There’s a fine line between being a Pollyanna and a doomsayer in the face of today’s economic climate. A don’t worry, be happy approach is clearly out of touch with reality. But all the doom-and-gloom stories run the risk of creating a self-fulfilling prophecy.
The media is no help in that regard. Yes, the financial crisis and the resultant fallout are stories that have to be covered, but it seems sometimes outlets are in a race to present the gloomiest forecasts and grimmest prospects. This in turn can cause people to worry perhaps more than necessary, eroding consumer confidence and sending our consumer-driven economy down a little more. More bad news follows, and the cycle repeats itself.
“The real stuff happening in the economy matters, but so does the way we perceive it … and how we react,” says Glen Hodgson, senior vice-president and chief economist at the Conference Board of Canada.
The psychology of recession, he says, may have us seeing a bleaker picture than the reality of the situation. You can’t stick your head in the sand, but you can’t let the economic news shape your every move.
“Confidence among consumers and investors is an important element in keeping the wheels of commerce moving, or in slowing them down. If we are confident in the economy as a whole, in our job prospects and in our ability to keep earning, we are likely to buy more, to invest more and to take long-term decisions in favour of more buying and more investment. This positive attitude creates upward momentum in the economy,” he writes in a recent assessment.
“If, however, consumers and investors are influenced by all the recession talk, adopt a more negative attitude and suffer a drop in confidence, then we are less likely to buy and invest and to take long-term decisions. We hunker down, retrench personal and investment spending in an effort to husband cash – and end up making the overall economy even worse through a pull-back in aggregate demand. The psychology of recession becomes a self-fulfilling prophecy – if we feel bad, things do indeed get worse.”
In other words, the more we panic about what could happen, the more likely it will happen.
That’s not to say there aren’t reasons to worry. Nor does that negate the fact that there are people who have lost their jobs, and more who likely will – for those people, the economy is front and center. For them it’s a harsh reality. There’s something to be said, however, for the rest of us to do what we can to improve things. Or at least not to add to the downward spiral.
“Even with the unemployment [projected], 92 to 94 per cent of us will still have our jobs, and we’ll still need to go on doing the things we’ve always done,” Hodgson explains from his Ottawa office.
“Why change your behaviour?”
Why, indeed. That’s at the heart of his treatise about the link between confidence and the health of the economy.

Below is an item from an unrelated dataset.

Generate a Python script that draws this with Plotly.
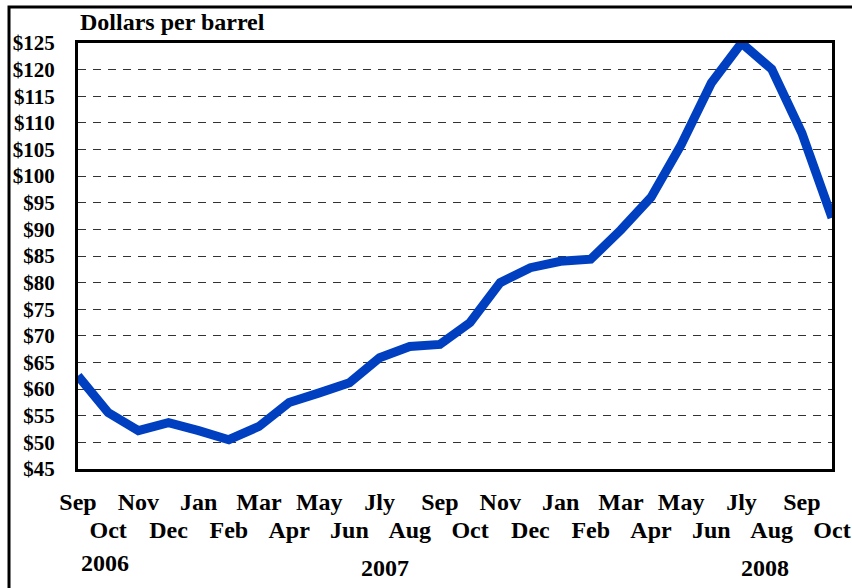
import plotly.graph_objects as go

months = ["Sep", "Oct", "Nov", "Dec", "Jan", "Feb", "Mar", "Apr", "May", "Jun", "Jly", "Aug",
          "Sep", "Oct", "Nov", "Dec", "Jan", "Feb", "Mar", "Apr", "May", "Jun", "Jly", "Aug",
          "Sep", "Oct"]
prices = [62.5, 55.6, 52.2, 53.7, 52.2, 50.5, 53.0, 57.5, 59.3, 61.2, 65.9, 68.0,
          68.4, 72.5, 80.0, 82.8, 84.0, 84.4, 89.9, 96.0, 105.9, 117.5, 125.0, 120.1,
          108.1, 92.2]
years = ["2006", "2007", "2008"]
y_ticks = list(range(45, 130, 5))
y_labels = ["$" + str(v) for v in y_ticks]

FONT = "Liberation Serif"
idx = list(range(len(months)))
even_idx = idx[0::2]
odd_idx = idx[1::2]
even_text = months[0::2]
odd_text = months[1::2]

fig = go.Figure()
fig.add_trace(go.Scatter(
    x=idx, y=prices, mode="lines",
    line=dict(color="#0040C0", width=9),
    hoverinfo="skip", showlegend=False,
))

xrange_ = [0, len(months) - 1]
tickfont = dict(family=FONT, size=24, weight="bold", color="black")

fig.update_layout(
    width=852, height=588,
    margin=dict(l=78, r=20, t=43, b=119),
    paper_bgcolor="white", plot_bgcolor="white",
    font=dict(family=FONT, color="black"),
    showlegend=False,
    xaxis=dict(
        range=xrange_,
        tickmode="array", tickvals=even_idx, ticktext=even_text,
        tickfont=tickfont,
        tickangle=0, automargin=False,
        showgrid=False, zeroline=False,
        showline=True, linecolor="black", linewidth=3, mirror=True,
        ticks="", ticklabelstandoff=9,
    ),
    xaxis2=dict(
        range=xrange_, overlaying="x", side="bottom", anchor="y",
        tickmode="array", tickvals=odd_idx, ticktext=odd_text,
        tickfont=tickfont,
        tickangle=0, automargin=False,
        showgrid=False, zeroline=False, showline=False,
        ticks="", ticklabelstandoff=44,
    ),
    yaxis=dict(
        range=[45, 125],
        tickmode="array", tickvals=y_ticks, ticktext=y_labels,
        tickfont=dict(family=FONT, size=21, weight="bold", color="black"),
        automargin=False,
        showgrid=True, gridcolor="#333333", gridwidth=1, griddash="8px,7px",
        zeroline=False,
        showline=True, linecolor="black", linewidth=3, mirror=True,
        ticks="", ticklabelstandoff=16,
    ),
)

fig.add_trace(go.Scatter(
    x=idx, y=prices, xaxis="x2", mode="lines",
    line=dict(color="rgba(0,0,0,0)", width=0),
    hoverinfo="skip", showlegend=False,
))

fig.add_annotation(
    text="Dollars per barrel", xref="paper", yref="paper",
    x=0.0, y=1.049, xanchor="left", yanchor="middle", showarrow=False,
    font=dict(family=FONT, size=24, weight="bold", color="black"),
)

year_pos = [(0.036, -0.221), (0.407, -0.232), (0.911, -0.232)]
for yr, (px, py) in zip(years, year_pos):
    fig.add_annotation(
        text=yr, xref="paper", yref="paper", x=px, y=py,
        xanchor="center", yanchor="middle", showarrow=False,
        font=dict(family=FONT, size=24, weight="bold", color="black"),
    )

fig.add_shape(
    type="rect", xref="paper", yref="paper",
    x0=-0.0915, x1=1.035, y0=-0.4, y1=1.0845,
    line=dict(color="black", width=3), fillcolor="rgba(0,0,0,0)", layer="below",
)

fig.write_html("out.html", config={"displayModeBar": False},
               post_script="document.body.style.margin='0';")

If your job and finances are stable, you might even see some benefits right now. Low interest rates reduce debt-servicing costs, allowing some of us to pay down debt or to free up some additional cash. The temporary tax cuts and stimulus measures announced in last month’s federal budget may provide a few additional dollars, as well – another opportunity to tackle debt, boost savings or do a little bit of extra spending.
It’s the latter the government is particularly looking to encourage. Its own stimulus spending will also put more money into the economy, though the timing remains an unknown. Hodgson expects to see things pick up as the money makes its way through the system, perhaps through such measures as the home renovations encouraged in the budget. Some visible improvement might be seen in the second or third quarter of the year.
Although we’ve been moving into an official recession, there was some good news in January, as the Conference Board saw a slight increase in that all-important consumer confidence.
The question now in regards the recession is whether it will be U-shaped, that is somewhat protracted at the bottom before improving, or V-shaped, quick to head up after reaching the low point. Hodgson’s in the latter camp. That’s a better scenario, and any news that shows an upward trend is likely to do wonders for our confidence.
There is, it seems, reason to be optimistic. More so if we start to see structural changes that move us away from what got us in this mess in the first place: deregulated financial markets, poor credit management and misplaced consumerism (ironically, it’s spending that’s supposed to lift us out of the recession, but that’s another story).